In June 2011, the Financial Accounting Standards Board (“FASB”) issued Accounting Standards Update No. 2011-05, Comprehensive Income (Topic 220): Presentation of Comprehensive Income, (“ASU 2011-05”). ASU 2011-05 eliminates the option to report other comprehensive income and its components in the statement of changes in equity. ASU 2011-05 requires that all non-owner changes in stockholders’ equity be presented in either a single continuous statement of comprehensive income or in two separate but consecutive statements. This new guidance is to be applied retrospectively. ASU 2011-05 is effective for fiscal years and interim periods within those years, beginning after December 15, 2011. The adoption of this ASU only impacts the presentation of the Company’s consolidated financial statements and does not materially impact its consolidated financial statements.

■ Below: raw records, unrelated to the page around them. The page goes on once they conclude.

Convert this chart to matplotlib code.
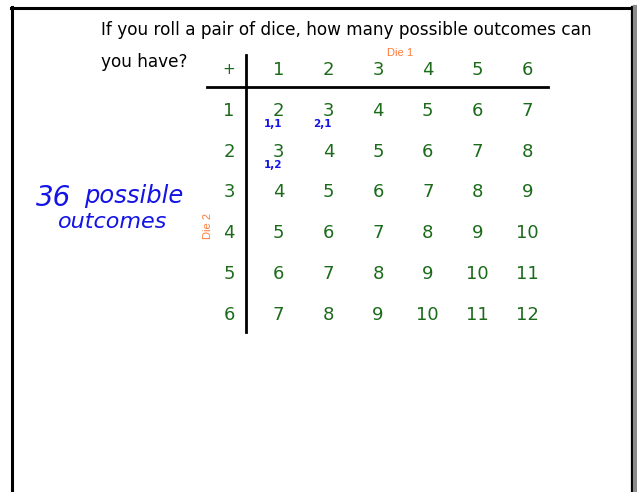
import matplotlib.pyplot as plt
from matplotlib.lines import Line2D

# Data
die1 = [1, 2, 3, 4, 5, 6]
die2 = [1, 2, 3, 4, 5, 6]
sums = [[a + b for a in die1] for b in die2]
notes = [("1,1", 1, 1), ("2,1", 2, 1), ("1,2", 1, 2)]  # (label, die1, die2)

green = "#1b6b1b"
orange = "#ff7b3a"
blue = "#1414e6"

fig = plt.figure(figsize=(6.37, 4.92), dpi=100)
fig.patch.set_facecolor("white")

# whiteboard frame
W, H = 637, 492
fig.add_artist(Line2D([12 / W, 12 / W], [0, 1 - 7 / H], color="black", lw=2.2))
fig.add_artist(Line2D([11 / W, 632 / W], [1 - 8 / H, 1 - 8 / H], color="black", lw=2.2))
fig.add_artist(Line2D([632 / W, 632 / W], [0, 1 - 7 / H], color="black", lw=1.6))
fig.add_artist(Line2D([634.5 / W, 634.5 / W], [0, 1 - 7 / H], color="#8c8c8c", lw=3))

fig.text(101 / W, 1 - 30 / H, "If you roll a pair of dice, how many possible outcomes can",
         fontsize=12.15, va="center", ha="left")
fig.text(101 / W, 1 - 62 / H, "you have?", fontsize=12.15, va="center", ha="left")

# handwriting
fig.text(36 / W, 1 - 206 / H, "36", fontsize=20, color=blue, va="baseline", ha="left",
         style="italic")
fig.text(84 / W, 1 - 203 / H, "possible", fontsize=17.5, color=blue, va="baseline",
         ha="left", style="italic")
fig.text(58 / W, 1 - 228 / H, "outcomes", fontsize=16, color=blue, va="baseline",
         ha="left", style="italic")

# table axes: column j / row i centred on integer data coordinates
ax = fig.add_axes([204.2 / W, 1 - 335.2 / H, 347.8 / W, 285.6 / H])
ax.set_xlim(-0.5, 6.5)
ax.set_ylim(6.5, -0.5)
ax.axis("off")

ax.text(0, 0, "+", color=green, fontsize=11, ha="center", va="center")
for j, d in enumerate(die1, start=1):
    ax.text(j, 0, str(d), color=green, fontsize=13, ha="center", va="center")
for i, d in enumerate(die2, start=1):
    ax.text(0, i, str(d), color=green, fontsize=13, ha="center", va="center")
    for j in range(1, len(die1) + 1):
        ax.text(j, i, str(sums[i - 1][j - 1]), color=green, fontsize=13,
                ha="center", va="center")

for lab, a, b in notes:
    ax.text(a - 0.12, b + 0.33, lab, color=blue, fontsize=7.5, fontweight="bold",
            ha="center", va="center")

ax.plot([0.35, 0.35], [-0.37, 6.42], color="black", lw=2, clip_on=False)
ax.plot([-0.44, 6.42], [0.42, 0.42], color="black", lw=2, clip_on=False)

ax.text(3.44, -0.42, "Die 1", color=orange, fontsize=8, family="Liberation Sans",
        ha="center", va="center")
ax.text(-0.42, 3.82, "Die 2", color=orange, fontsize=8, family="Liberation Sans",
        ha="center", va="center", rotation=90)

fig.savefig("out.png", dpi=100)
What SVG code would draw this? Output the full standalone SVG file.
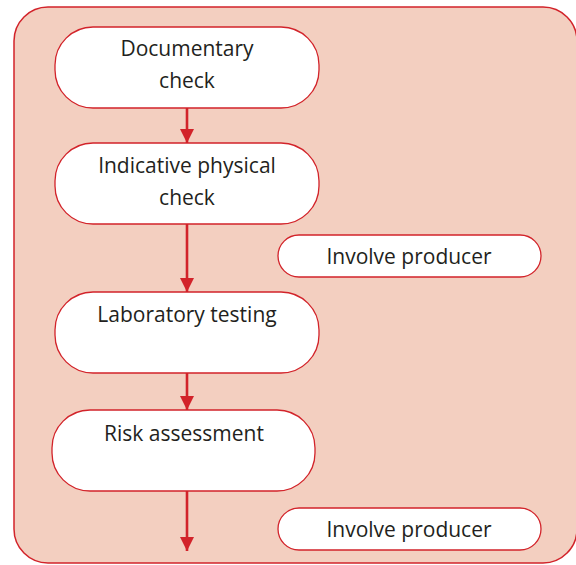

In September 2011, the FASB issued Accounting Standard Update No. 2011-08, Testing Goodwill for Impairment (“ASU 2011-08”), which changes the way a company completes its annual impairment review process. The provisions of this pronouncement provides an entity with the option to first assess qualitative factors to determine whether the existence of events or circumstances leads to a determination that is more likely than not that the fair value of a reporting unit is less than its carrying amount. ASU-2011-08 allows an entity the option to bypass the qualitative-assessment for any reporting unit in any period and proceed directly to performing the first step of the two-step goodwill impairment test. The pronouncement does not change the current guidance for testing other indefinite-lived intangible assets for impairment. This standard is effective for annual and interim goodwill impairment tests performed for fiscal years beginning after December 15, 2011. Early adoption is permitted. We early adopted ASU 2011-08 during the year ended December 31, 2011. The adoption of this ASU did not have a material impact on the Company’s consolidated financial statements.

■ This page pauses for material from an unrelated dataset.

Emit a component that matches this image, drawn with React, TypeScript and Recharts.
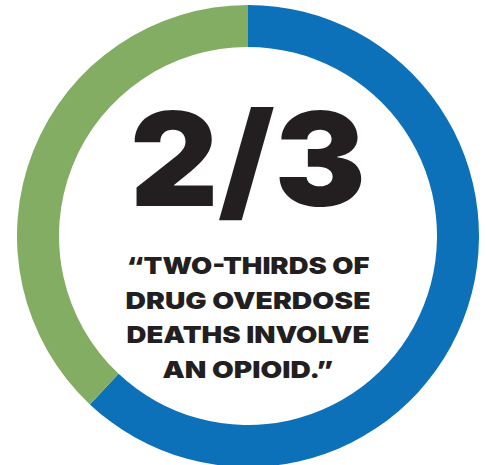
import React from 'react';
import { PieChart, Pie, Cell, Label } from 'recharts';

const categories = ['Involve an opioid', 'Other drugs'];
const shares = [62, 38];
const colors = ['#0D71BA', '#82AD62'];
const headline = '2/3';
const quoteLines = ['\u201CTWO-THIRDS OF', 'DRUG OVERDOSE', 'DEATHS INVOLVE', 'AN OPIOID.\u201D'];
const quoteWidths = [243, 245, 243, 171];

const data = categories.map((name, i) => ({ name, value: shares[i] }));

const FONT = 'Inter, "Noto Sans", sans-serif';

const renderCenter = (props: any) => {
  const vb = props.viewBox || {};
  const cx = vb.cx ?? 248;
  const cy = vb.cy ?? 236;
  return (
    <g>
      <text
        x={cx}
        y={cy - 30}
        textAnchor="middle"
        fontFamily={FONT}
        fontWeight={900}
        fontSize={130}
        fill="#231F20"
        textLength={236}
        lengthAdjust="spacingAndGlyphs"
      >
        {headline}
      </text>
      {quoteLines.map((line, i) => (
        <text
          key={i}
          x={cx}
          y={cy + 38 + i * 34.7}
          textAnchor="middle"
          fontFamily={FONT}
          fontWeight={900}
          fontSize={23.5}
          fill="#231F20"
          textLength={quoteWidths[i]}
          lengthAdjust="spacingAndGlyphs"
        >
          {line}
        </text>
      ))}
    </g>
  );
};

export default function App() {
  return (
    <div style={{ position: 'absolute', left: 0, top: 0, width: 487, height: 465 }}>
      <PieChart width={487} height={465} margin={{ top: 0, right: 0, bottom: 0, left: 0 }}>
        <Pie
          data={data}
          dataKey="value"
          nameKey="name"
          cx={248}
          cy={236}
          innerRadius={189}
          outerRadius={231}
          startAngle={90}
          endAngle={-270}
          stroke="none"
          isAnimationActive={false}
        >
          {data.map((d, i) => (
            <Cell key={d.name} fill={colors[i]} />
          ))}
          <Label position="center" content={renderCenter} />
        </Pie>
      </PieChart>
    </div>
  );
}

In May 2011, the FASB issued ASU No. 2011-04, Fair Value Measurement (Topic 820): Amendments to Achieve Common Fair Value Measurement and Disclosure Requirements in U.S. GAAP and IFRSs. This ASU expands existing disclosure requirements for fair value measurements and provides additional information on how to measure fair value. The Company is required to apply this ASU prospectively for interim and annual periods beginning after December 15, 2011. The adoption of this guidance will not have a significant impact on the Company’s consolidated financial statements.